### EXERCISE DIRECTIONS
Can you write out every line from the start of the records below through the line containing "import pandas as pd", leaving out any pictures?

— Start DATA PROVIDED —

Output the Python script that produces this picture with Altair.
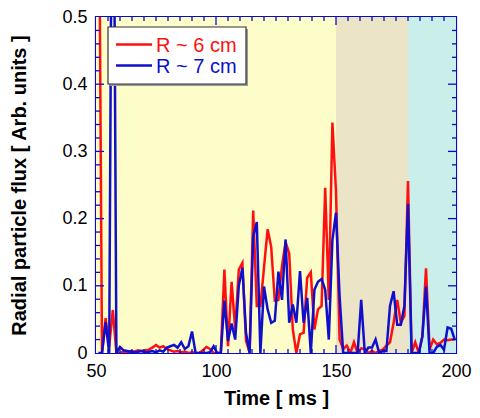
import altair as alt
import pandas as pd

# ---------------- data ----------------
time_ms = [51, 52.5, 54, 55.5, 57, 58.5, 60, 61.5, 63, 64.5, 66, 67.5, 69, 70.5, 72, 73.5,
           75, 76.5, 78, 79.5, 81, 82.5, 84, 85.5, 87, 88.5, 90, 91.5, 93, 94.5, 96, 97.5,
           99, 100.5, 102, 103.5, 105, 106.5, 108, 109.5, 111, 112.5, 114, 115.5, 117, 118.5,
           120, 121.5, 123, 124.5, 126, 127.5, 129, 130.5, 132, 133.5, 135, 136.5, 138, 139.5,
           141, 142.5, 144, 145.5, 147, 148.5, 150, 151.5, 153, 154.5, 156, 157.5, 159, 160.5,
           162, 163.5, 165, 166.5, 168, 169.5, 171, 172.5, 174, 175.5, 177, 178.5, 180, 181.5,
           183, 184.5, 186, 187.5, 189, 190.5, 192, 193.5, 195, 196.5, 198, 199.5]

flux_r6 = [0.85, 0, 0.052, 0.01, 0.064, 0, 0, 0.002, 0.001, 0.003, 0.002, 0.004, 0.003, 0.004,
           0.005, 0.008, 0.012, 0.008, 0.01, 0.006, 0.004, 0.002, 0.003, 0.001, 0.002, 0, 0.001,
           0, 0, 0.004, 0.009, 0.006, 0, 0, 0, 0.124, 0.01, 0.106, 0.035, 0.124, 0.134, 0.018,
           0.001, 0.212, 0.07, 0.07, 0.127, 0.184, 0.158, 0.078, 0.079, 0.13, 0.165, 0.148,
           0.035, 0, 0.028, 0.03, 0.112, 0.12, 0.035, 0.065, 0.07, 0.246, 0.079, 0.343, 0.24,
           0.02, 0.006, 0.011, 0, 0.016, 0, 0.007, 0.006, 0, 0.003, 0, 0.003, 0.005, 0.011,
           0.016, 0.045, 0.079, 0.045, 0.055, 0.256, 0, 0.016, 0, 0.025, 0.126, 0.005, 0.02,
           0.013, 0.015, 0.02, 0.019, 0.02, 0.02]

flux_r7 = [0, 0, 0.046, 0, 1.0, 0, 0.009, 0.004, 0.003, 0.002, 0.001, 0.002, 0.003, 0.001,
           0.002, 0.003, 0.001, 0.004, 0.002, 0.008, 0.01, 0.012, 0.008, 0.016, 0.006, 0.01,
           0.032, 0, 0, 0, 0, 0.001, 0.01, 0, 0, 0.078, 0.018, 0.044, 0.02, 0.1, 0.127, 0.03,
           0, 0.173, 0.195, 0, 0.099, 0.065, 0.045, 0.048, 0.121, 0.079, 0.169, 0.045, 0.072,
           0.045, 0.122, 0.045, 0.082, 0, 0.094, 0.106, 0.11, 0.094, 0.02, 0.168, 0.209, 0.084,
           0, 0, 0, 0, 0, 0.079, 0, 0.008, 0.008, 0.02, 0, 0.003, 0.003, 0.07, 0.092, 0.042,
           0.042, 0.07, 0.222, 0, 0, 0, 0.025, 0.099, 0, 0, 0.009, 0.012, 0.005, 0.038, 0.036,
           0.02]

series_names = ["R ~ 6 cm", "R ~ 7 cm"]
series_colors = ["#ff1010", "#1010cc"]

band_start = [50, 150, 180]
band_end = [150, 180, 200]
band_colors = ["#fdfdc9", "#ece4c6", "#caeeea"]

x_labels = [50, 100, 150, 200]
y_labels = [0, 0.1, 0.2, 0.3, 0.4, 0.5]
x_major_inner = [100, 150]
x_minor = [55, 60, 65, 70, 75, 80, 85, 90, 95, 105, 110, 115, 120, 125, 130, 135, 140, 145,
           155, 160, 165, 170, 175, 180, 185, 190, 195]
y_major_inner = [0.1, 0.2, 0.3, 0.4]
y_minor = [0.02, 0.04, 0.06, 0.08, 0.12, 0.14, 0.16, 0.18, 0.22, 0.24, 0.26, 0.28,
           0.32, 0.34, 0.36, 0.38, 0.42, 0.44, 0.46, 0.48]

# ---------------- layout constants ----------------
W, H = 360, 336
FRAME = "#0a0ac8"
FONT = "Liberation Sans"

xs = alt.Scale(domain=[50, 200], nice=False, zero=False)
ys = alt.Scale(domain=[0, 0.5], nice=False, zero=False)

x_axis = alt.Axis(
    values=x_labels, title="Time [ ms ]", grid=False, domain=False, ticks=False,
    tickSize=0, labelFontSize=18, labelFont=FONT, labelColor="black",
    labelPadding=9, labelOverlap=False, labelFlush=False,
    titleFont=FONT, titleFontSize=20, titleFontWeight="bold", titleColor="black",
    titlePadding=8)
y_axis = alt.Axis(
    values=y_labels, format=".1~f", title="Radial particle flux [ Arb. units ]",
    grid=False, domain=False, ticks=False, tickSize=0, labelFontSize=18,
    labelFont=FONT, labelColor="black", labelPadding=9, labelOverlap=False,
    labelFlush=False, titleFont=FONT, titleFontSize=20, titleFontWeight="bold",
    titleColor="black", titlePadding=32)

lines_df = pd.DataFrame({
    "t": time_ms + time_ms,
    "flux": flux_r6 + flux_r7,
    "series": [series_names[0]] * len(time_ms) + [series_names[1]] * len(time_ms),
})
bands_df = pd.DataFrame({"start": band_start, "end": band_end, "color": band_colors})

bands = alt.Chart(bands_df).mark_rect().encode(
    x=alt.X("start:Q", scale=xs, axis=x_axis, title="Time [ ms ]"),
    x2="end:Q",
    y=alt.value(0),
    y2=alt.value(H),
    color=alt.Color("color:N", scale=None, legend=None),
)

lines = alt.Chart(lines_df).mark_line(clip=True, strokeWidth=2.5).encode(
    x=alt.X("t:Q", scale=xs, axis=x_axis, title="Time [ ms ]"),
    y=alt.Y("flux:Q", scale=ys, axis=y_axis, title="Radial particle flux [ Arb. units ]"),
    color=alt.Color("series:N", scale=alt.Scale(domain=series_names, range=series_colors),
                    legend=None),
    detail="series:N",
)


def yticks(vals, x0, x1):
    return alt.Chart(pd.DataFrame({"v": vals})).mark_rule(color=FRAME, strokeWidth=1.3).encode(
        y=alt.Y("v:Q", scale=ys, axis=y_axis, title="Radial particle flux [ Arb. units ]"),
        x=alt.value(x0), x2=alt.value(x1))


def xticks(vals, y0, y1):
    return alt.Chart(pd.DataFrame({"v": vals})).mark_rule(color=FRAME, strokeWidth=1.3).encode(
        x=alt.X("v:Q", scale=xs, axis=x_axis, title="Time [ ms ]"),
        y=alt.value(y0), y2=alt.value(y1))


ticks = [
    yticks(y_major_inner, 0, 8), yticks(y_minor, 0, 4),
    yticks(y_major_inner, W - 8, W), yticks(y_minor, W - 4, W),
    xticks(x_major_inner, H, H - 8), xticks(x_minor, H, H - 4),
    xticks(x_major_inner, 0, 8), xticks(x_minor, 0, 4),
]

# ---------------- legend (drawn by hand, top-left inside plot) ----------------
LX0, LX1, LY0, LY1 = 12, 150, 10, 67
legend_shadow = alt.Chart().mark_rect(fill="#9a9a9a").encode(
    x=alt.value(LX0 + 2), x2=alt.value(LX1 + 2), y=alt.value(LY0 + 2), y2=alt.value(LY1 + 2))
legend_box = alt.Chart().mark_rect(fill="white", stroke="#333333", strokeWidth=1.2).encode(
    x=alt.value(LX0), x2=alt.value(LX1), y=alt.value(LY0), y2=alt.value(LY1))
legend_items = []
for i, (name, col) in enumerate(zip(series_names, series_colors)):
    yy = 27.5 + 21 * i
    legend_items.append(alt.Chart().mark_rule(color=col, strokeWidth=2.5).encode(
        x=alt.value(20), x2=alt.value(56), y=alt.value(yy)))
    legend_items.append(alt.Chart().mark_text(
        text=name, align="left", baseline="middle", fontSize=20, font=FONT, color=col).encode(
        x=alt.value(60), y=alt.value(yy + 1)))

chart = alt.layer(bands, lines, *ticks, legend_shadow, legend_box, *legend_items).properties(
    width=W, height=H,
    autosize=alt.AutoSizeParams(type="none"),
    padding={"left": 88, "top": 9, "right": 16, "bottom": 57},
).configure_view(stroke=FRAME, strokeWidth=2.2)

chart.save("out.html", embed_options={"renderer": "svg", "actions": False})
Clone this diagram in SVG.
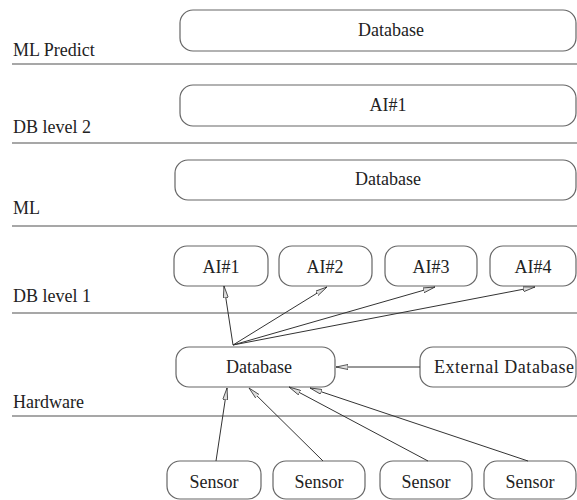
<svg xmlns="http://www.w3.org/2000/svg" width="577" height="500" viewBox="0 0 577 500" font-family="Liberation Serif, DejaVu Serif, serif">
<style>
text{font-size:18px;fill:#222}
.c{text-anchor:middle}
.box{fill:#fff;stroke:#666;stroke-width:1.2}
.sep{stroke:#8a8a8a;stroke-width:1.6}
.arr{stroke:#333;stroke-width:1;fill:none;marker-end:url(#ah)}
</style>
<defs>
<marker id="ah" viewBox="0 0 12 6" refX="12" refY="3" markerWidth="12" markerHeight="6" markerUnits="userSpaceOnUse" orient="auto">
<path d="M0,0.5 L12,3 L0,5.5 Z" fill="#ddd" stroke="#333" stroke-width="0.8"/>
</marker>
</defs>
<g id="layers">
<line class="sep" x1="12" y1="64" x2="577" y2="64"/>
<line class="sep" x1="12" y1="143" x2="577" y2="143"/>
<line class="sep" x1="12" y1="226" x2="577" y2="226"/>
<line class="sep" x1="12" y1="313" x2="577" y2="313"/>
<line class="sep" x1="12" y1="416" x2="577" y2="416"/>
<text x="13" y="56">ML Predict</text>
<text x="13" y="133">DB level 2</text>
<text x="13" y="214">ML</text>
<text x="13" y="302">DB level 1</text>
<text x="13" y="408">Hardware</text>
</g>
<g id="db-predict"><rect class="box" x="180" y="10" width="396" height="41" rx="13"/><text class="c" x="391" y="36">Database</text></g>
<g id="ai-level2"><rect class="box" x="180" y="85" width="396" height="41" rx="13"/><text class="c" x="388" y="111">AI#1</text></g>
<g id="db-ml"><rect class="box" x="175" y="160" width="401" height="40" rx="13"/><text class="c" x="388" y="185">Database</text></g>
<g id="ai1"><rect class="box" x="174" y="246" width="94" height="40" rx="13"/><text class="c" x="221" y="273">AI#1</text></g>
<g id="ai2"><rect class="box" x="279" y="246" width="93" height="40" rx="13"/><text class="c" x="325" y="273">AI#2</text></g>
<g id="ai3"><rect class="box" x="385" y="246" width="92" height="40" rx="13"/><text class="c" x="431" y="273">AI#3</text></g>
<g id="ai4"><rect class="box" x="490" y="246" width="86" height="40" rx="13"/><text class="c" x="533" y="273">AI#4</text></g>
<g id="db-hw"><rect class="box" x="176" y="347" width="159" height="40" rx="13"/><text class="c" x="259" y="373">Database</text></g>
<g id="ext-db"><rect class="box" x="420" y="347" width="156" height="40" rx="13"/><text x="434" y="373" textLength="140" lengthAdjust="spacing">External  Database</text></g>
<g id="sensor1"><rect class="box" x="167" y="461" width="94" height="38" rx="13"/><text class="c" x="214" y="488">Sensor</text></g>
<g id="sensor2"><rect class="box" x="273" y="461" width="92" height="38" rx="13"/><text class="c" x="319" y="488">Sensor</text></g>
<g id="sensor3"><rect class="box" x="380" y="461" width="92" height="38" rx="13"/><text class="c" x="426" y="488">Sensor</text></g>
<g id="sensor4"><rect class="box" x="484" y="461" width="92" height="38" rx="13"/><text class="c" x="530" y="488">Sensor</text></g>
<g id="connectors">
<line class="arr" x1="233" y1="345" x2="224" y2="286"/>
<line class="arr" x1="233" y1="345" x2="327" y2="287"/>
<line class="arr" x1="233" y1="345" x2="435" y2="287"/>
<line class="arr" x1="233" y1="345" x2="535" y2="287"/>
<line class="arr" x1="420" y1="367" x2="336" y2="367"/>
<line class="arr" x1="216" y1="461" x2="227" y2="388"/>
<line class="arr" x1="323" y1="461" x2="249" y2="388"/>
<line class="arr" x1="428" y1="461" x2="289" y2="387"/>
<line class="arr" x1="528" y1="461" x2="310" y2="388"/>
</g>
</svg>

— End DATA PROVIDED —

### TASK OUTPUT
Output the Python script that produces this picture with Altair.
import altair as alt
import pandas as pd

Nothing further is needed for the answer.